- Nickname: The Ridge
- Fruit Ridge Location in Michigan
- Coordinates: 43°07′05″N 85°46′09″W﻿ / ﻿43.11808°N 85.76921°W
- Country: United States
- State: Michigan
- Counties: Kent

Area
- • Total: 158 sq mi (410 km^{2})

= Fruit Ridge (Michigan) =

Fruit Ridge (also known as The Ridge) is a topographical land feature and growing region in West Michigan. The area is so named for its extensive agricultural activity, specifically because of its fruit production.
==Agriculture==
Its characteristics make it a fruit-growing region. The area's deposits of fertile clay loam soils with moisture holding qualities, elevation of greater than 800 ft, and its proximity to Lake Michigan create a climate and provide soil and terrain for the growing of fruits and vegetables.

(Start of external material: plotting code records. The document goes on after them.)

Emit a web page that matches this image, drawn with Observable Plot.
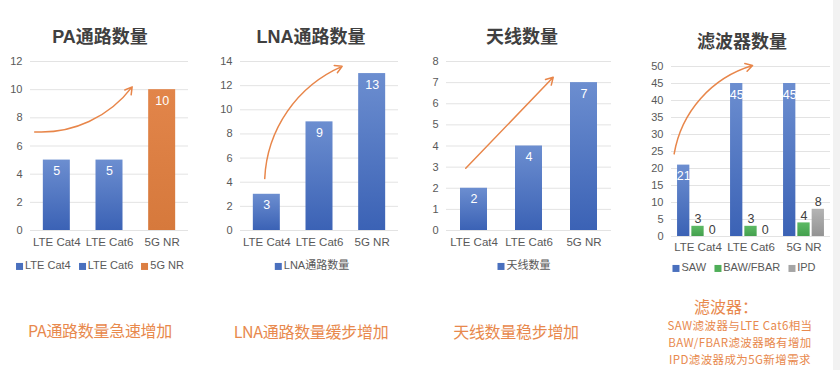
<!DOCTYPE html>
<html><head><meta charset="utf-8">
<script src="https://cdn.jsdelivr.net/npm/d3@7"></script>
<script src="https://cdn.jsdelivr.net/npm/@observablehq/plot@0.6"></script>
<style>
body{margin:0;background:#fff;width:840px;height:370px;overflow:hidden;font-family:"Liberation Sans","Noto Sans CJK SC",sans-serif;}
#root{position:relative;width:840px;height:370px;}
.title{font-weight:bold;font-size:18px;color:#404040;transform:translate(-50%,-50%);white-space:nowrap;line-height:1.1;font-family:"Liberation Sans","Noto Sans CJK SC",sans-serif;}
.legend{transform:translate(-50%,-50%);white-space:nowrap;font-size:11px;line-height:1.1;color:#595959;display:flex;align-items:center;gap:8px;}
.legend span.sw{display:inline-block;width:7px;height:7px;margin-right:2px;vertical-align:middle;}
.note{color:#E8894D;font-size:16px;line-height:1.05;transform:translate(-50%,-50%);white-space:nowrap;font-family:"Noto Sans CJK SC",sans-serif;letter-spacing:-0.3px;}
.block{color:#E8894D;font-family:"Noto Sans CJK SC",sans-serif;text-align:center;white-space:nowrap;transform:translateX(-50%);font-size:11.5px;line-height:17px;letter-spacing:0.4px;}
.block .head{font-size:16px;line-height:22px;letter-spacing:0;}
.edge{position:absolute;left:833px;top:0;width:7px;height:370px;background:#f2f2f2;}
</style></head>
<body>
<svg width="0" height="0" style="position:absolute">
  <defs>
    <linearGradient id="gBlue" x1="0" y1="0" x2="0" y2="1"><stop offset="0" stop-color="#6C8ED0"/><stop offset="1" stop-color="#3B62B5"/></linearGradient>
    <linearGradient id="gOrange" x1="0" y1="0" x2="0" y2="1"><stop offset="0" stop-color="#E2854A"/><stop offset="1" stop-color="#D6793C"/></linearGradient>
    <linearGradient id="gGreen" x1="0" y1="0" x2="0" y2="1"><stop offset="0" stop-color="#5DBA64"/><stop offset="1" stop-color="#44A04E"/></linearGradient>
    <linearGradient id="gGrey" x1="0" y1="0" x2="0" y2="1"><stop offset="0" stop-color="#B4B4B4"/><stop offset="1" stop-color="#939393"/></linearGradient>
  </defs>
</svg>
<div id="root"></div>
<script>
// ---- data ----
const categories = ["LTE Cat4", "LTE Cat6", "5G NR"];
const paValues = [5, 5, 10];
const lnaValues = [3, 9, 13];
const antennaValues = [2, 4, 7];
const filterSeries = ["SAW", "BAW/FBAR", "IPD"];
const sawValues = [21, 45, 45];
const bawValues = [3, 3, 4];
const ipdValues = [0, 0, 8];
const paTicks = [0, 2, 4, 6, 8, 10, 12];
const lnaTicks = [0, 2, 4, 6, 8, 10, 12, 14];
const antennaTicks = [0, 1, 2, 3, 4, 5, 6, 7, 8];
const filterTicks = [0, 5, 10, 15, 20, 25, 30, 35, 40, 45, 50];
const titles = ["PA通路数量", "LNA通路数量", "天线数量", "滤波器数量"];
const notesMain = ["PA通路数量急速增加", "LNA通路数量缓步增加", "天线数量稳步增加"];
const filterNoteHead = "滤波器：";
const filterNoteLines = ["SAW滤波器与LTE Cat6相当", "BAW/FBAR滤波器略有增加", "IPD滤波器成为5G新增需求"];

// trend arrow annotations (data space)
const annotations = {
  pa: [{x1: -0.42, y1: 7.0, x2: 1.43, y2: 10.2, bend: -28}],
  lna: [{x1: -0.04, y1: 4.3, x2: 1.43, y2: 13.6, bend: 32}],
  antenna: [{x1: -0.15, y1: 2.95, x2: 1.44, y2: 7.25, bend: 0}],
  filter: [{x1: -0.45, y1: 24.3, x2: 1.03, y2: 50.3, bend: 32}]
};

const root = document.getElementById("root");
const FONT = "'Liberation Sans','Noto Sans CJK SC',sans-serif";

function place(el, left, top) {
  el.style.position = "absolute";
  el.style.left = left + "px";
  el.style.top = top + "px";
  root.appendChild(el);
}

function commonMarks(ticks) {
  return [
    Plot.gridY(ticks, {stroke: "#e3e3e3", strokeOpacity: 1}),
    Plot.axisY(ticks, {tickSize: 0, tickPadding: 8, fontSize: 11, fill: "#595959", label: null}),
    Plot.axisX([0, 1, 2], {tickSize: 0, tickPadding: 7, fontSize: 11.5, fill: "#595959", label: null, tickFormat: i => categories[i]}),
  ];
}

function singlePanel({values, fills, ticks, yMax, width, left, arrow}) {
  const data = categories.map((c, i) => ({i, c, v: values[i], fill: fills[i]}));
  const stepPx = (width - 37) / 3;
  const inset = (stepPx - 27) / 2;
  const svg = Plot.plot({
    width, height: 200,
    marginLeft: 30, marginRight: 7, marginTop: 11, marginBottom: 20,
    style: {fontFamily: FONT, background: "transparent"},
    x: {domain: [-0.5, 2.5], axis: null},
    y: {domain: [0, yMax], axis: null},
    marks: [
      ...commonMarks(ticks),
      Plot.rectY(data, {x1: d => d.i - 0.5, x2: d => d.i + 0.5, y: "v", fill: d => d.fill, insetLeft: inset, insetRight: inset}),
      Plot.text(data, {x: "i", y: "v", text: d => String(d.v), dy: 11, fill: "white", fontSize: 12.5}),
      Plot.arrow(arrow, {x1: "x1", y1: "y1", x2: "x2", y2: "y2", bend: arrow[0].bend, stroke: "#E8864A", strokeWidth: 1.5, headLength: 8})
    ]
  });
  svg.style.overflow = "visible";
  place(svg, left, 50);
}

singlePanel({values: paValues, fills: ["url(#gBlue)", "url(#gBlue)", "url(#gOrange)"], ticks: paTicks, yMax: 12, width: 195, left: 0, arrow: annotations.pa});
singlePanel({values: lnaValues, fills: ["url(#gBlue)", "url(#gBlue)", "url(#gBlue)"], ticks: lnaTicks, yMax: 14, width: 195, left: 210, arrow: annotations.lna});
singlePanel({values: antennaValues, fills: ["url(#gBlue)", "url(#gBlue)", "url(#gBlue)"], ticks: antennaTicks, yMax: 8, width: 202, left: 416, arrow: annotations.antenna});

// filter panel (grouped)
{
  const seriesValues = [sawValues, bawValues, ipdValues];
  const seriesFill = ["url(#gBlue)", "url(#gGreen)", "url(#gGrey)"];
  const width = 196;
  const stepPx = (width - 37) / 3;
  const barW = 12.3, gap = 14.3;
  const inset = (stepPx - barW) / 2;
  const marks = [
    Plot.gridY(filterTicks, {stroke: "#e3e3e3", strokeOpacity: 1}),
    Plot.axisY(filterTicks, {tickSize: 0, tickPadding: 8, fontSize: 11, fill: "#595959", label: null}),
    Plot.axisX([0, 1, 2], {tickSize: 0, tickPadding: 6, fontSize: 11.5, fill: "#595959", label: null, tickFormat: i => categories[i]}),
  ];
  filterSeries.forEach((s, j) => {
    const data = categories.map((c, i) => ({i, c, s, v: seriesValues[j][i]}));
    marks.push(Plot.rectY(data.filter(d => d.v > 0), {x1: d => d.i - 0.5, x2: d => d.i + 0.5, y: "v", fill: seriesFill[j], insetLeft: inset, insetRight: inset, dx: (j - 1) * gap}));
    if (j === 0) {
      marks.push(Plot.text(data, {x: "i", y: "v", text: d => String(d.v), dy: 11, dx: (j - 1) * gap, fill: "white", fontSize: 12.5}));
    } else {
      marks.push(Plot.text(data, {x: "i", y: "v", text: d => String(d.v), dy: -7, dx: (j - 1) * gap, fill: "#404040", fontSize: 12.5}));
    }
  });
  const arrow = annotations.filter;
  marks.push(Plot.arrow(arrow, {x1: "x1", y1: "y1", x2: "x2", y2: "y2", bend: arrow[0].bend, stroke: "#E8864A", strokeWidth: 1.5, headLength: 8}));
  const svg = Plot.plot({
    width, height: 201,
    marginLeft: 30, marginRight: 7, marginTop: 11, marginBottom: 20,
    style: {fontFamily: FONT, background: "transparent"},
    x: {domain: [-0.5, 2.5], axis: null},
    y: {domain: [0, 50], axis: null},
    marks
  });
  svg.style.overflow = "visible";
  place(svg, 641, 55);
}

// titles
const titlePos = [[100, 38], [311, 38], [522, 38], [742, 43]];
titles.forEach((t, k) => {
  const d = document.createElement("div");
  d.className = "title";
  d.textContent = t;
  place(d, titlePos[k][0], titlePos[k][1]);
});

// legends
function legend(items, x, y) {
  const d = document.createElement("div");
  d.className = "legend";
  items.forEach(([label, color]) => {
    const it = document.createElement("span");
    it.innerHTML = `<span class="sw" style="background:${color}"></span>${label}`;
    d.appendChild(it);
  });
  place(d, x, y);
}
legend([[categories[0], "#4A70BE"], [categories[1], "#4A70BE"], [categories[2], "#DC7E42"]], 100, 265);
legend([["LNA通路数量", "#4A70BE"]], 312, 265);
legend([["天线数量", "#4A70BE"]], 524, 265);
legend([[filterSeries[0], "#4A70BE"], [filterSeries[1], "#4FAE58"], [filterSeries[2], "#A5A5A5"]], 744, 267);

// notes
const notePos = [[100, 330], [311, 331], [516, 331]];
notesMain.forEach((t, k) => {
  const d = document.createElement("div");
  d.className = "note";
  d.textContent = t;
  place(d, notePos[k][0], notePos[k][1]);
});
{
  const d = document.createElement("div");
  d.className = "block";
  d.innerHTML = `<span class="head" style="padding-right:28px">${filterNoteHead}</span><br>` + filterNoteLines.join("<br>");
  place(d, 740, 295);
}
const edge = document.createElement("div");
edge.className = "edge";
root.appendChild(edge);
</script>
</body></html>
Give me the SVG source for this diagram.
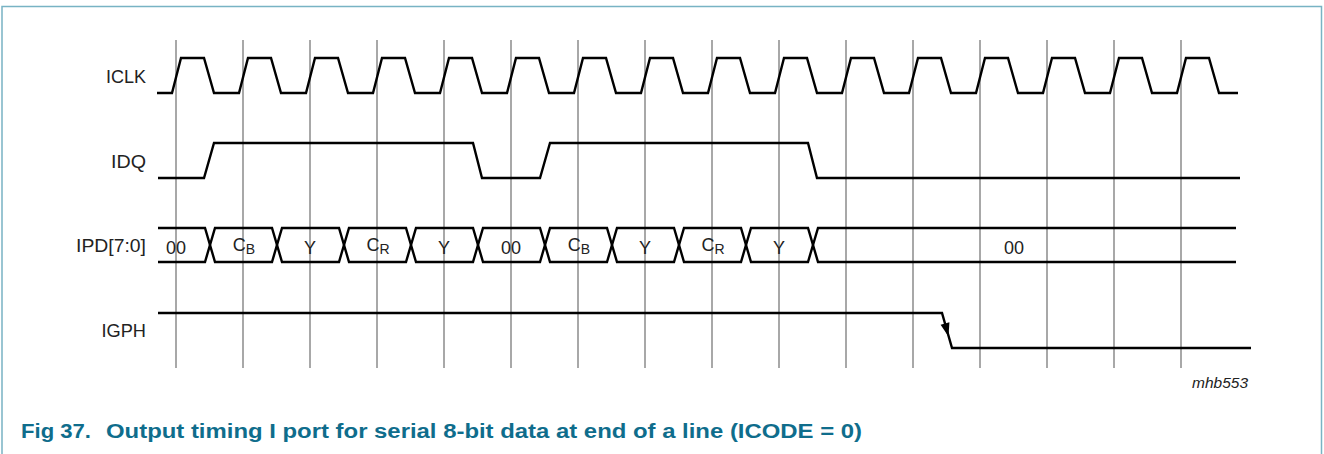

The Ridge is well known for apple production; in 2006 the area accounted for 65% of all Michigan apple production.

==Geography==
The Ridge is approximately 8 mi wide and 20 mi long covering 158 sqmi in portions of Kent, Newaygo, Muskegon, and Ottawa counties. It extends from Walker in the south; to Grant in the North, and is primarily centered on Sparta, the location of the Old Orchard Juice Company. Fruit Ridge Avenue was named after it.

==Renewable energy==
In addition to agricultural practices, Fruit Ridge is also becoming an area of interest for the construction of commercial wind farms. Iberdrola Renewables of Spain has installed a tower of nearly 200 ft on the ridge to test whether the wind is strong enough to produce a steady flow of electricity. Company officials hope to build 30 to 35 towers in the area. The Ridge is an area of interest because of the availability of straight line winds, existing high-voltage transmission lines, and farmers eager to preserve agriculture on the ridge. Heritage Sustainable Energy of Traverse City has also been securing wind rights leases in the Fruit Ridge Area. It is estimated that landowners will receive from $3,000 to $5,000 per year per megawatt.

==Pesticide Environmental Stewardship Program==
In 2005, International baby food manufacturer Gerber Products Company as well as Pacific Biocontrol, and Michigan State University all were working with area apple packers to develop a region-wide codling moth mating disruption program. This pest, which has been a major apple pest for many years, is developing documented resistance to the organophosphate insecticides.